Percebe-se que o posicionamento de qualquer força no espectro político é ditado pelo relativismo cultural e moral, ao sabor das conveniências, interesses e crenças dos bonecreiros que pretendem controlar a comunicação com os eleitores. O que é verdadeiramente controverso não são as prestidigitações orçamentais, os dossiers mediáticos, as sanções judiciais ou o ninho do estorninho da Agualva. O que está objetivamente em disputa não são os artistas, mas o guião, ou seja, as causas.

Com a agressiva intolerância dos fundamentalistas do animalismo e o fanatismo distópico da ideologia do gênero, é a inversão da forma natural de ver o mundo que a esquerda tenta impor. Hoje já não é a cabeça do Rei que está em causa.
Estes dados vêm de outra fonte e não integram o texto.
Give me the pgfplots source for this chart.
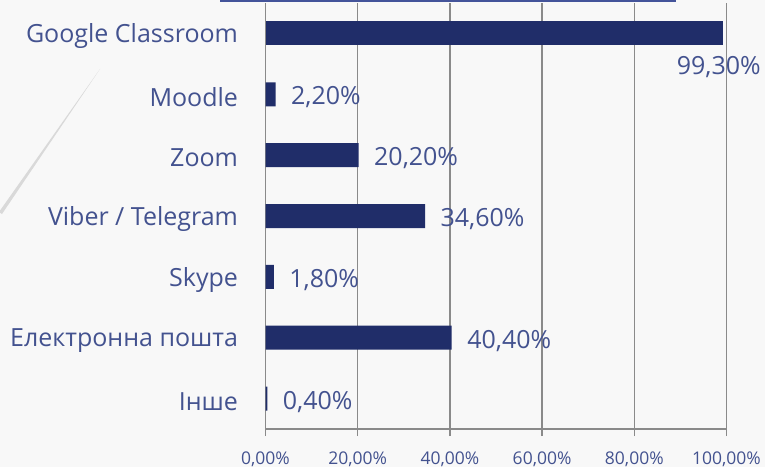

O que verdadeiramente assusta é que se uma qualquer criança candidamente comentasse, «mas o Rei vai nu» seria imediatamente trucidada.

A dicotomia esquerda-direita tem sido uma excelente bengala para manter o registto político a preto-e-branco, forçando um reducionismo filtrado da realidade que é bem mais complexa e que já deveria ter chegado pelo menos ao 3-D. Nesse contexto, direita ou esquerda pouco me interessa. Estarei com quem defender a primazia da Soberania nacional sobre a dissolução internacionalista ou metanacional; com quem aceitar diminuir drasticamente o peso do Estado, aplicando o princípio da Subsidiariedade por forma a potenciar uma sociedade civil sã e enérgica; e com quem estiver disposto a temperar socialmente esse princípio, articulando-o com a verdadeira Solidariedade social, considerando o integral direito à Vida e o dever que todos temos de proteger os mais débeis e vulneráveis e garantir a igualdade de oportunidades. Porque perante uma incontornável ofensiva totalitária o que está em causa é a própria Liberdade.